# Kissing Crane Euro Hunter



## leadball (Jan 14, 2014)

I got this little knife, and to tell you the truth it the only knife I've bought lately and wished I was set to get another just like it.

Yeah I got it bad.

The design is from a man call Robi Klass of German desent. I understand he started making knives in 1834.

Klass knife company now has this knife made in china, and the steel is 440 stainless. I know 440 stainless steel is common surgical steel, but wait. You put the right trace elements in and you can have something. I'll go to picture.


























I've read that Kissing Crane no longer carries this knife in their line. You can still find it under Klass Euro hunter.

Yes it dose look a lot like the Puma Hunters Pal


----------



## bigron (Nov 29, 2012)

that's a nice little pig sticker


----------



## you'llshootyereyeout (Apr 5, 2014)

It's funny you say about the Puma.
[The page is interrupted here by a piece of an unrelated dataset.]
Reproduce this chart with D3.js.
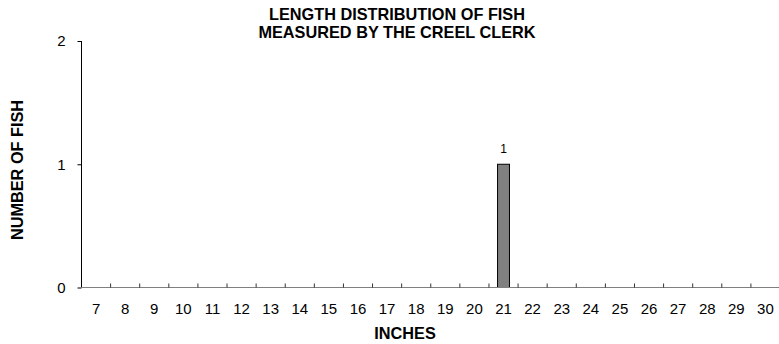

That was the first thing I thought when I saw the pictures! Cool knife. I like the sheath too.


----------



## leadball (Jan 14, 2014)

Yes Its the poor mans puma hunters pal. I would love to lay hands on a puma hunters friend with a sheath like the kissing crane has.


----------



## leadball (Jan 14, 2014)

Today at the local gun show. I went cowboy up, and took the plunge. Bought the Puma Hunters Pal. Here's the Klass Euro Hunter and Puma Hunters Pal side by side. I also put the Klass EH in the Puma's sheath and the Puma HP in the Klass sheath. How much for the1987 Puma $200. The Klass $70


----------



## leadball (Jan 14, 2014)

I found this Kissing Crane ram horn euro hunter on ebay. I sold the Puma Hunters Pal above and tried to fill the void with this little euro hunter at just a little over 1/3 the price. I liked the little Puma. It had a very sharp edge. Doubt buyer will sending it back.

Enjoy this Kissing Crane


----------



## Tag (Jun 11, 2014)

Awesome


----------



## mattwalt (Jan 5, 2017)

The Puma hunter is an amazing knife. Its been avoiding my ownership for years. Kissing Crane makes great knives - that one looks great. Hope I can source one at some stage.

Thanks M


----------